European qualification means getting to play in one of the big soccer tournaments organized by UEFA. These are different from the European Championship, which is for national teams.

There are two main tournaments: the Champions League and the Europa League. In 2021, a third one, the Europa Conference League, will start.

Teams don't move between these tournaments like they do in domestic leagues. Instead, it's based on how well they did the previous season.

Mostly, teams qualify by doing well in their domestic leagues, but sometimes winning the domestic cup can also get them in. It also depends on how well their country's teams have done in European tournaments over time.

Some teams go straight into the main part of the tournament, while others have to play in qualifying rounds first. So, for some teams, qualifying for Europe means just getting the chance to try to qualify for Europe.

In Germany, for example, the top four teams usually go straight into the group stage of the Champions League. Winning the domestic cup doesn't get you into the Champions League, but it can get you into the Europa League.

For teams in lower-ranked leagues, the process is more complicated. But for Bundesliga teams, it's simpler because the league is considered one of the best in Europe.

What is a super cup?

So, we have leagues, cups, Champions Leagues, Europa Leagues, and even Conference Leagues – but what's a super cup?

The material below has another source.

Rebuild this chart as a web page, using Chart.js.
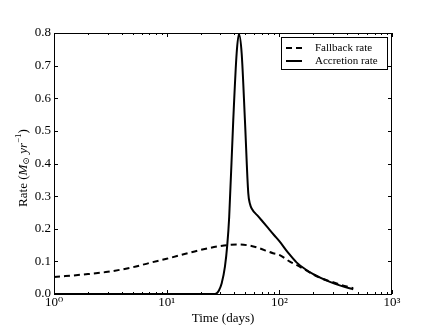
<!DOCTYPE html>
<html>
<head>
<meta charset="utf-8">
<script src="https://cdn.jsdelivr.net/npm/chart.js@4.4.1/dist/chart.umd.min.js"></script>
<style>
  html, body { margin: 0; padding: 0; background: #fff; }
  canvas { display: block; }
</style>
</head>
<body>
<canvas id="chart" width="436" height="327"></canvas>
<script>
// values (time in days, rate in Msun/yr)
const fallbackDays = [1, 2, 3, 5, 7, 10, 15, 20, 30, 43, 60, 88, 100, 124, 142, 229, 300, 396, 453];
const fallbackRate = [0.052, 0.061, 0.068, 0.082, 0.095, 0.108, 0.124, 0.135, 0.147, 0.152, 0.145, 0.125, 0.12, 0.099, 0.089, 0.05, 0.036, 0.023, 0.018];

const accretionDays = [1, 10, 26.8, 27.8, 29, 30.8, 32.9, 34.5, 35.9, 39, 41.8, 43.8, 46.3, 49.5, 53, 55, 56.8, 65, 77, 90, 100, 120, 142, 170, 200, 281, 360, 453];
const accretionRate = [0, 0, 0, 0.002, 0.01, 0.033, 0.084, 0.15, 0.237, 0.533, 0.738, 0.797, 0.738, 0.533, 0.309, 0.275, 0.262, 0.238, 0.208, 0.18, 0.162, 0.126, 0.097, 0.076, 0.061, 0.037, 0.024, 0.0144];

const xTickValues = [1, 10, 100, 1000];
const xTickLabels = ["10\u2070", "10\u00b9", "10\u00b2", "10\u00b3"];
const yTickValues = [0, 0.1, 0.2, 0.3, 0.4, 0.5, 0.6, 0.7, 0.8];

const FONT = '"Liberation Serif", "DejaVu Serif", serif';

const toPoints = (xs, ys) => xs.map((x, i) => ({ x, y: ys[i] }));

// frame with inward ticks on all four sides (matplotlib look)
const frameTicks = {
  id: "frameTicks",
  afterDatasetsDraw(chart) {
    const { ctx, chartArea: a, scales } = chart;
    ctx.save();
    ctx.strokeStyle = "#000";
    ctx.lineWidth = 1;
    ctx.strokeRect(a.left + 0.5, a.top + 0.5, a.right - a.left - 1, a.bottom - a.top);

    ctx.beginPath();
    xTickValues.forEach((v, i) => {
      const px = Math.round(scales.x.getPixelForValue(v)) + 0.5;
      ctx.moveTo(px, a.bottom); ctx.lineTo(px, a.bottom - 4);
      ctx.moveTo(px, a.top); ctx.lineTo(px, a.top + 4);
      if (i < xTickValues.length - 1) {
        for (let m = 2; m <= 9; m++) {
          const mx = Math.round(scales.x.getPixelForValue(v * m)) + 0.5;
          ctx.moveTo(mx, a.bottom); ctx.lineTo(mx, a.bottom - 2);
          ctx.moveTo(mx, a.top); ctx.lineTo(mx, a.top + 2);
        }
      }
    });
    yTickValues.forEach(v => {
      const py = Math.round(scales.y.getPixelForValue(v)) + 0.5;
      ctx.moveTo(a.left, py); ctx.lineTo(a.left + 4, py);
      ctx.moveTo(a.right, py); ctx.lineTo(a.right - 4, py);
    });
    ctx.stroke();
    ctx.restore();
  }
};

// y title with italic symbols, subscript and superscript
const yTitle = {
  id: "yTitle",
  afterDraw(chart) {
    const { ctx } = chart;
    const parts = [
      { t: "Rate (", f: `13px ${FONT}`, dy: 0 },
      { t: "M", f: `italic 13px ${FONT}`, dy: 0 },
      { t: "\u2299", f: `9px ${FONT}`, dy: 3 },
      { t: " ", f: `13px ${FONT}`, dy: 0 },
      { t: "yr", f: `italic 13px ${FONT}`, dy: 0 },
      { t: "\u22121", f: `9px ${FONT}`, dy: -5 },
      { t: ")", f: `13px ${FONT}`, dy: 0 },
    ];
    ctx.save();
    let total = 0;
    parts.forEach(p => { ctx.font = p.f; p.w = ctx.measureText(p.t).width; total += p.w; });
    ctx.translate(24, 168);
    ctx.rotate(-Math.PI / 2);
    ctx.fillStyle = "#000";
    ctx.textBaseline = "middle";
    let x = -total / 2;
    parts.forEach(p => {
      ctx.font = p.f;
      ctx.fillText(p.t, x, p.dy);
      x += p.w;
    });
    ctx.restore();
  }
};

// boxed legend in the upper right corner
const boxLegend = {
  id: "boxLegend",
  afterDraw(chart) {
    const { ctx } = chart;
    const x0 = 281, y0 = 37, w = 106, h = 32;
    ctx.save();
    ctx.fillStyle = "#fff";
    ctx.fillRect(x0, y0, w, h);
    ctx.strokeStyle = "#000";
    ctx.lineWidth = 1;
    ctx.strokeRect(x0 + 0.5, y0 + 0.5, w, h);
    ctx.font = `11px ${FONT}`;
    ctx.textBaseline = "middle";
    chart.data.datasets.forEach((ds, i) => {
      const y = y0 + 11 + i * 13;
      ctx.beginPath();
      ctx.setLineDash(ds.borderDash || []);
      ctx.lineWidth = ds.borderWidth;
      ctx.moveTo(x0 + 5, y);
      ctx.lineTo(x0 + 21, y);
      ctx.stroke();
      ctx.setLineDash([]);
      ctx.fillStyle = "#000";
      ctx.fillText(ds.label, x0 + 34, y);
    });
    ctx.restore();
  }
};

new Chart(document.getElementById("chart"), {
  type: "line",
  data: {
    datasets: [
      {
        label: "Fallback rate",
        data: toPoints(fallbackDays, fallbackRate),
        borderColor: "#000",
        borderWidth: 2,
        borderDash: [6, 4],
        pointRadius: 0,
        cubicInterpolationMode: "monotone",
      },
      {
        label: "Accretion rate",
        data: toPoints(accretionDays, accretionRate),
        borderColor: "#000",
        borderWidth: 2,
        pointRadius: 0,
        cubicInterpolationMode: "monotone",
      },
    ],
  },
  options: {
    responsive: false,
    animation: false,
    devicePixelRatio: 1,
    layout: { padding: { left: 0, top: 33, right: 44, bottom: 0 } },
    plugins: {
      legend: { display: false },
      tooltip: { enabled: false },
    },
    scales: {
      x: {
        type: "logarithmic",
        min: 1,
        max: 1000,
        afterBuildTicks: s => { s.ticks = xTickValues.map(v => ({ value: v })); },
        afterFit: s => { s.height = 33; },
        ticks: {
          callback: (v) => xTickLabels[xTickValues.indexOf(v)],
          font: { family: FONT, size: 13 },
          color: "#000",
          padding: 1,
          maxRotation: 0,
          autoSkip: false,
        },
        grid: { display: false, drawTicks: false },
        border: { display: false },
        title: {
          display: true,
          text: "Time (days)",
          font: { family: FONT, size: 13 },
          color: "#000",
          padding: { top: 0, bottom: 1 },
        },
      },
      y: {
        min: 0,
        max: 0.8,
        afterBuildTicks: s => { s.ticks = yTickValues.map(v => ({ value: v })); },
        afterFit: s => { s.width = 54; },
        ticks: {
          callback: v => v.toFixed(1),
          font: { family: FONT, size: 13 },
          color: "#000",
          padding: 3,
        },
        grid: { display: false, drawTicks: false },
        border: { display: false },
      },
    },
  },
  plugins: [frameTicks, yTitle, boxLegend],
});
</script>
</body>
</html>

There are two types: domestic and continental.

The continental one is a single match played between the winners of the Champions League and Europa League at the start of the next season. The winner of the Champions League goes to the FIFA Club World Cup, no matter what happens in the UEFA Super Cup.

In some countries, there's a domestic super cup too. It's usually between the winners of the league and the cup. For example, in Germany, the DFB Cup winners play against the Bundesliga champions. If one team wins both, the Bundesliga runners-up join the game.

In England, it's called the Community Shield and is played between the Premier League champions and the FA Cup winners.

In Italy, it's called the Supercoppa Italiana. It's usually played abroad and includes the cup runner-up if one team wins both cups.

Spain used to have a Supercopa with two matches, but now they have a new format with four teams playing one match each.

Every country does it differently, but the idea is the same: teams play for a trophy and a chance to qualify for Europe. You might need to do some research to understand how it works in each country.